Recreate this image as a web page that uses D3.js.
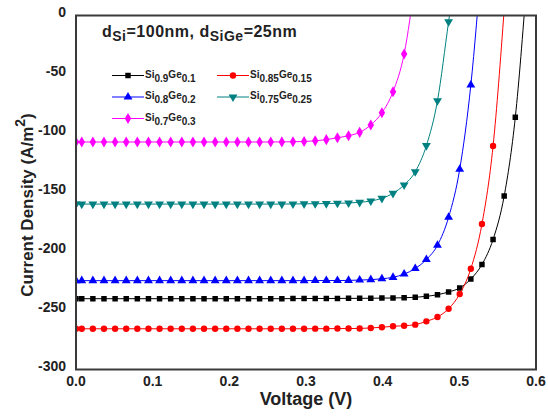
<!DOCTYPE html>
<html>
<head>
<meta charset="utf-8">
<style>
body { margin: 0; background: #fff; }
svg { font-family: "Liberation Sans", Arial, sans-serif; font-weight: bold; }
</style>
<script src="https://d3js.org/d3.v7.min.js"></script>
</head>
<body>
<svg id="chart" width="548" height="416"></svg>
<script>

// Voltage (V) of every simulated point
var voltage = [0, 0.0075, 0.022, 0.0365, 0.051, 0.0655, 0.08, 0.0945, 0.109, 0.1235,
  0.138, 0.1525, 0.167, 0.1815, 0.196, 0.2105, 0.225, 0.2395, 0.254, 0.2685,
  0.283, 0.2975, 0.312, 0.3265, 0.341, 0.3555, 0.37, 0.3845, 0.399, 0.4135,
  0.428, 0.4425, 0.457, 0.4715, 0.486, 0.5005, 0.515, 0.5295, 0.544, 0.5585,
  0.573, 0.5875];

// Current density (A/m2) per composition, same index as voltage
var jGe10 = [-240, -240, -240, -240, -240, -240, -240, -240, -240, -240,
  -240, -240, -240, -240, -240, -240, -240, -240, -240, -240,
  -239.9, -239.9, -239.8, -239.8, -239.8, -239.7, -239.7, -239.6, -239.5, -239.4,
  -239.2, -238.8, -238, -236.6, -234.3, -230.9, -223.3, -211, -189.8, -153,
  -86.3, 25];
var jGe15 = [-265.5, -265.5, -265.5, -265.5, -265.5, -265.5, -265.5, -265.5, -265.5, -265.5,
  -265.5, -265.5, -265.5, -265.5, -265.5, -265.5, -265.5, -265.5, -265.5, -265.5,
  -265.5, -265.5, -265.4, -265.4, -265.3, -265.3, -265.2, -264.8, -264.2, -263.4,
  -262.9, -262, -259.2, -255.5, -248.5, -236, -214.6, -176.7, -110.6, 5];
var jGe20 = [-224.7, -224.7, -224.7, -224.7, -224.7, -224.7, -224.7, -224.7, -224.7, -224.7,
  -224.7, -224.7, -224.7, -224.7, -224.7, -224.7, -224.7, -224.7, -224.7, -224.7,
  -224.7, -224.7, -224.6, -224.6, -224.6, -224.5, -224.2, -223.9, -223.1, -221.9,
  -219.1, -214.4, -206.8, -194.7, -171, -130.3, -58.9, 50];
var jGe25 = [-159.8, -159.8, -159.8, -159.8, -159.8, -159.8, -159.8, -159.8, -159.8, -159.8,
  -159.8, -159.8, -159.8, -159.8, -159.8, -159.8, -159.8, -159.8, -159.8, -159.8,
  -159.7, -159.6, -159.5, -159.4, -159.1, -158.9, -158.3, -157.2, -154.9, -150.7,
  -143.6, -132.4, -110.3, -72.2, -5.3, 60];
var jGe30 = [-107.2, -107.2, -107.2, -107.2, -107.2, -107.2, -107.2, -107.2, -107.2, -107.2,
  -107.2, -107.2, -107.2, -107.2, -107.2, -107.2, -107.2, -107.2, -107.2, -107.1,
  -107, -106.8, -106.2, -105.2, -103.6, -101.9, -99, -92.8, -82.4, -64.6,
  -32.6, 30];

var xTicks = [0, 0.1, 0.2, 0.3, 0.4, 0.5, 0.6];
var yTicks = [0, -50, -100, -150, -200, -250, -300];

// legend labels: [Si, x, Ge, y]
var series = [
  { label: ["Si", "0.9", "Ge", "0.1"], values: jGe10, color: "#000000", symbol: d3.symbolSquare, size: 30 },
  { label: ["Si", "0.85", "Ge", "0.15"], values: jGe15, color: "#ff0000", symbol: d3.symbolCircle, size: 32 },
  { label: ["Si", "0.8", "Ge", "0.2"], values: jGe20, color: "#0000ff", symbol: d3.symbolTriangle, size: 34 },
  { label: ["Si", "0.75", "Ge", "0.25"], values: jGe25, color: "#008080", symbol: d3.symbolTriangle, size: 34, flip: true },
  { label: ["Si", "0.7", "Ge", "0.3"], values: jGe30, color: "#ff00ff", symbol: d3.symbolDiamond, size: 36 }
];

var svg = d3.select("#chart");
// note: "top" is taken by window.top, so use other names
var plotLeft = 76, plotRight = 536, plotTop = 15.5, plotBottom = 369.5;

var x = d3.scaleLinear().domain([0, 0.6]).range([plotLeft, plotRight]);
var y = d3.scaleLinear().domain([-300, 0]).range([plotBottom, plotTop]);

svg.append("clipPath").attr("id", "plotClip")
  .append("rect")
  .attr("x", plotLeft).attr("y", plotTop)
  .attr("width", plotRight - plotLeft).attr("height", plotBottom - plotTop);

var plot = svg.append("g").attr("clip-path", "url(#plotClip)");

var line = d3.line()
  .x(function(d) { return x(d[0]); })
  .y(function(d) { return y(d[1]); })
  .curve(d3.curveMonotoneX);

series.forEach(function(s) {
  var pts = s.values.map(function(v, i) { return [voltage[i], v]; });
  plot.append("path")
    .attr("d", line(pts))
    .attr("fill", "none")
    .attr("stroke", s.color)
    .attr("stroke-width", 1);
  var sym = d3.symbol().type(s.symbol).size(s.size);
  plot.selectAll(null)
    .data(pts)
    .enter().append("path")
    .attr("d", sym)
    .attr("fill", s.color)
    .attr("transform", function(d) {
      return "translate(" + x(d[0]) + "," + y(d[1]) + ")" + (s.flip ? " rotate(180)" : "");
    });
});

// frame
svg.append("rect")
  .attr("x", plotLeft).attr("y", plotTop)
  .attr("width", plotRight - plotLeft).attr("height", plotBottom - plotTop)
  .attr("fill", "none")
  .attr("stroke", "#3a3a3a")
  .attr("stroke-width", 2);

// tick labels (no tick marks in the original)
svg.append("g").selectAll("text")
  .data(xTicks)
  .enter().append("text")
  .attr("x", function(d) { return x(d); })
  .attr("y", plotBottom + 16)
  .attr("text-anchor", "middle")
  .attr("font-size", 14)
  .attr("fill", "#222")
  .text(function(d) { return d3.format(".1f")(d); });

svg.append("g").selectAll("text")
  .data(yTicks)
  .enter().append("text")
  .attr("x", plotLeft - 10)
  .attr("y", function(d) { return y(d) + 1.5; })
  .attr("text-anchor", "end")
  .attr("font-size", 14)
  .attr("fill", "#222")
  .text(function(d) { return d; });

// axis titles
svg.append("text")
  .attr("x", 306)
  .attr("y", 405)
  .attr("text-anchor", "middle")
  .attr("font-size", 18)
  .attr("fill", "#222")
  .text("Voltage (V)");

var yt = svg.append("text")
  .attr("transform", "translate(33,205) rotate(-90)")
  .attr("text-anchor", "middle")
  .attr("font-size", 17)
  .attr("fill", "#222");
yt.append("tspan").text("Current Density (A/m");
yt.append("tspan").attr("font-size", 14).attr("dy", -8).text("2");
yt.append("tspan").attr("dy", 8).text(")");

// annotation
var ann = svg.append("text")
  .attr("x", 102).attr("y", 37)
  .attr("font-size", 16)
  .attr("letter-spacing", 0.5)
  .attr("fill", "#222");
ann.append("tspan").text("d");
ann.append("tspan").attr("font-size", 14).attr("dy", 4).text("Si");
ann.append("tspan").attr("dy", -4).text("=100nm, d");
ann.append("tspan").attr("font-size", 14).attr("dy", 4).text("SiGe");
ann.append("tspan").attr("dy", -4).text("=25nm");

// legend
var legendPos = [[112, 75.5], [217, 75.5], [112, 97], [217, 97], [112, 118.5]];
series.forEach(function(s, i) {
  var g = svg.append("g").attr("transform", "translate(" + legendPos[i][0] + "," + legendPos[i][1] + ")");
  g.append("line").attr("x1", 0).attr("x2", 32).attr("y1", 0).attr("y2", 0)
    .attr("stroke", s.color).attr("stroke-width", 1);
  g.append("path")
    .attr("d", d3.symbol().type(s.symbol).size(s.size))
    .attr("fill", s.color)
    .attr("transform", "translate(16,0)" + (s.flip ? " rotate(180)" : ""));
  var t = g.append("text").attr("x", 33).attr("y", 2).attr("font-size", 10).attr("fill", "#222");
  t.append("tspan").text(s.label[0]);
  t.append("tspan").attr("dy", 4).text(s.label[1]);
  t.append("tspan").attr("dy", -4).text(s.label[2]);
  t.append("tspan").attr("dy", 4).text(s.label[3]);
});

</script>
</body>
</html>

TASK TO CARRY OUT => Return the material line for line, from its beginning to the line that contains "0.573, 0.5875];", with the pictures left out.

WRITTEN ANSWER =>
Recreate this image as a web page that uses D3.js.
<!DOCTYPE html>
<html>
<head>
<meta charset="utf-8">
<style>
body { margin: 0; background: #fff; }
svg { font-family: "Liberation Sans", Arial, sans-serif; font-weight: bold; }
</style>
<script src="https://d3js.org/d3.v7.min.js"></script>
</head>
<body>
<svg id="chart" width="548" height="416"></svg>
<script>

// Voltage (V) of every simulated point
var voltage = [0, 0.0075, 0.022, 0.0365, 0.051, 0.0655, 0.08, 0.0945, 0.109, 0.1235,
  0.138, 0.1525, 0.167, 0.1815, 0.196, 0.2105, 0.225, 0.2395, 0.254, 0.2685,
  0.283, 0.2975, 0.312, 0.3265, 0.341, 0.3555, 0.37, 0.3845, 0.399, 0.4135,
  0.428, 0.4425, 0.457, 0.4715, 0.486, 0.5005, 0.515, 0.5295, 0.544, 0.5585,
  0.573, 0.5875];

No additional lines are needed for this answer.